What you should do: Set the listing down again in full, word for word, with the pictures left out.

··· Given information

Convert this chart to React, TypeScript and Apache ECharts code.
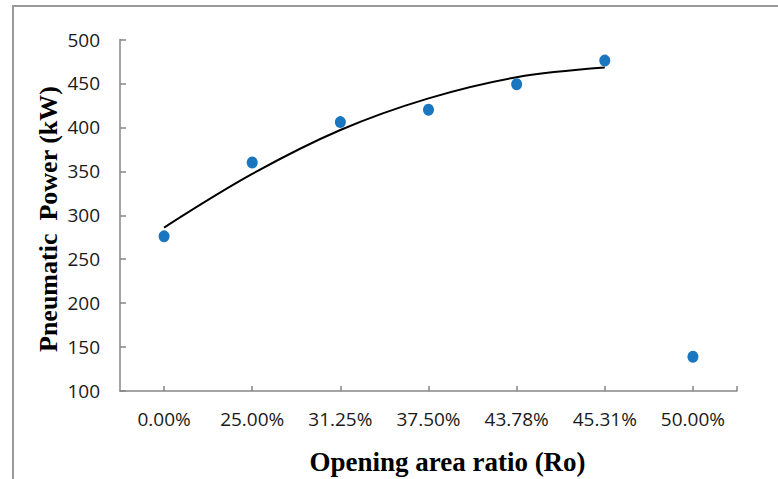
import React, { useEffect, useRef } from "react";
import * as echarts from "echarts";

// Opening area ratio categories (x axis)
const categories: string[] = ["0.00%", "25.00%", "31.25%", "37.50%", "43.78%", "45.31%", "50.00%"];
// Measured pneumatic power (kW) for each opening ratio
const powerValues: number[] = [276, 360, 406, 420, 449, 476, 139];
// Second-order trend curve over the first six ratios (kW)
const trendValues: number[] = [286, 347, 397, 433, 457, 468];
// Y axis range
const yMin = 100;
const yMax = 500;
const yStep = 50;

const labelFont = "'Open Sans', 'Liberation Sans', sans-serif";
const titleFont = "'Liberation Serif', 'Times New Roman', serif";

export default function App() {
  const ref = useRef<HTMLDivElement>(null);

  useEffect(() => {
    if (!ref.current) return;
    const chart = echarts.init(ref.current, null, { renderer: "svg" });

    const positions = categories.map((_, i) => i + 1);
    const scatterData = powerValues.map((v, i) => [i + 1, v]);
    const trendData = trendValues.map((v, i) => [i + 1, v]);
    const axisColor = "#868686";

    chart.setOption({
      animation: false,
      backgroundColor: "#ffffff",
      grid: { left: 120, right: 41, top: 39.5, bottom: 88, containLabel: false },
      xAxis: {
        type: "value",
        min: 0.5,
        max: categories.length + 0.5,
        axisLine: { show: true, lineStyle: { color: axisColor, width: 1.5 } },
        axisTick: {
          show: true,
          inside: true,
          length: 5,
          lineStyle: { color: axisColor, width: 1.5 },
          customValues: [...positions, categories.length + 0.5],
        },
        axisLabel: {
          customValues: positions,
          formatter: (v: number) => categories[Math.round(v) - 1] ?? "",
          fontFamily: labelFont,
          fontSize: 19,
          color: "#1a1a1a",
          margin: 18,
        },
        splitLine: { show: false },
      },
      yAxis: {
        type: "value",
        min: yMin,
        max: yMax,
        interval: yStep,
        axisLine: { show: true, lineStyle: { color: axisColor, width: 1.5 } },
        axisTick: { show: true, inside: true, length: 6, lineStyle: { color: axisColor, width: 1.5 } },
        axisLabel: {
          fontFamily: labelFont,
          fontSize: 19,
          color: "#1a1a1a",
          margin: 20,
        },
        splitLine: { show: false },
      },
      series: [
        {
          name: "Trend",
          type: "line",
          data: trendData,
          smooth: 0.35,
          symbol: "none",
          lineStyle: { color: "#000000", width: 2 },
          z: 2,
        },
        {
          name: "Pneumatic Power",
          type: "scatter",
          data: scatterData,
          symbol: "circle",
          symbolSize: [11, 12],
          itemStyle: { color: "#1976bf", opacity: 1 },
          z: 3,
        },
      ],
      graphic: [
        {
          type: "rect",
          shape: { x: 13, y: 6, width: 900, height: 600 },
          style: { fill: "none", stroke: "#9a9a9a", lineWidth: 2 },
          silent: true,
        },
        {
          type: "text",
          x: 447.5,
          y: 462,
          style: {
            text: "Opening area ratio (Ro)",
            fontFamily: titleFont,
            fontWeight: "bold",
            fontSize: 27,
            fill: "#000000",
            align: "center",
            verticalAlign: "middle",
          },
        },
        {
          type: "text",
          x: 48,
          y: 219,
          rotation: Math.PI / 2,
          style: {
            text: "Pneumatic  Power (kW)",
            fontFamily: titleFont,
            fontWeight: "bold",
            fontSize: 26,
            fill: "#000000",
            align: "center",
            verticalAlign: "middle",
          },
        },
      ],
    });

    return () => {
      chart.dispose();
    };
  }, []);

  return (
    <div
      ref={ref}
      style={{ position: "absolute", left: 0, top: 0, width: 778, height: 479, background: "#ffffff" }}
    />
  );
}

······

Solution to the exercise:
Convert this chart to React, TypeScript and Apache ECharts code.
import React, { useEffect, useRef } from "react";
import * as echarts from "echarts";

// Opening area ratio categories (x axis)
const categories: string[] = ["0.00%", "25.00%", "31.25%", "37.50%", "43.78%", "45.31%", "50.00%"];
// Measured pneumatic power (kW) for each opening ratio
const powerValues: number[] = [276, 360, 406, 420, 449, 476, 139];
// Second-order trend curve over the first six ratios (kW)
const trendValues: number[] = [286, 347, 397, 433, 457, 468];
// Y axis range
const yMin = 100;
const yMax = 500;
const yStep = 50;

const labelFont = "'Open Sans', 'Liberation Sans', sans-serif";
const titleFont = "'Liberation Serif', 'Times New Roman', serif";

export default function App() {
  const ref = useRef<HTMLDivElement>(null);

  useEffect(() => {
    if (!ref.current) return;
    const chart = echarts.init(ref.current, null, { renderer: "svg" });

    const positions = categories.map((_, i) => i + 1);
    const scatterData = powerValues.map((v, i) => [i + 1, v]);
    const trendData = trendValues.map((v, i) => [i + 1, v]);
    const axisColor = "#868686";

    chart.setOption({
      animation: false,
      backgroundColor: "#ffffff",
      grid: { left: 120, right: 41, top: 39.5, bottom: 88, containLabel: false },
      xAxis: {
        type: "value",
        min: 0.5,
        max: categories.length + 0.5,
        axisLine: { show: true, lineStyle: { color: axisColor, width: 1.5 } },
        axisTick: {
          show: true,
          inside: true,
          length: 5,
          lineStyle: { color: axisColor, width: 1.5 },
          customValues: [...positions, categories.length + 0.5],
        },
        axisLabel: {
          customValues: positions,
          formatter: (v: number) => categories[Math.round(v) - 1] ?? "",
          fontFamily: labelFont,
          fontSize: 19,
          color: "#1a1a1a",
          margin: 18,
        },
        splitLine: { show: false },
      },
      yAxis: {
        type: "value",
        min: yMin,
        max: yMax,
        interval: yStep,
        axisLine: { show: true, lineStyle: { color: axisColor, width: 1.5 } },
        axisTick: { show: true, inside: true, length: 6, lineStyle: { color: axisColor, width: 1.5 } },
        axisLabel: {
          fontFamily: labelFont,
          fontSize: 19,
          color: "#1a1a1a",
          margin: 20,
        },
        splitLine: { show: false },
      },
      series: [
        {
          name: "Trend",
          type: "line",
          data: trendData,
          smooth: 0.35,
          symbol: "none",
          lineStyle: { color: "#000000", width: 2 },
          z: 2,
        },
        {
          name: "Pneumatic Power",
          type: "scatter",
          data: scatterData,
          symbol: "circle",
          symbolSize: [11, 12],
          itemStyle: { color: "#1976bf", opacity: 1 },
          z: 3,
        },
      ],
      graphic: [
        {
          type: "rect",
          shape: { x: 13, y: 6, width: 900, height: 600 },
          style: { fill: "none", stroke: "#9a9a9a", lineWidth: 2 },
          silent: true,
        },
        {
          type: "text",
          x: 447.5,
          y: 462,
          style: {
            text: "Opening area ratio (Ro)",
            fontFamily: titleFont,
            fontWeight: "bold",
            fontSize: 27,
            fill: "#000000",
            align: "center",
            verticalAlign: "middle",
          },
        },
        {
          type: "text",
          x: 48,
          y: 219,
          rotation: Math.PI / 2,
          style: {
            text: "Pneumatic  Power (kW)",
            fontFamily: titleFont,
            fontWeight: "bold",
            fontSize: 26,
            fill: "#000000",
            align: "center",
            verticalAlign: "middle",
          },
        },
      ],
    });

    return () => {
      chart.dispose();
    };
  }, []);

  return (
    <div
      ref={ref}
      style={{ position: "absolute", left: 0, top: 0, width: 778, height: 479, background: "#ffffff" }}
    />
  );
}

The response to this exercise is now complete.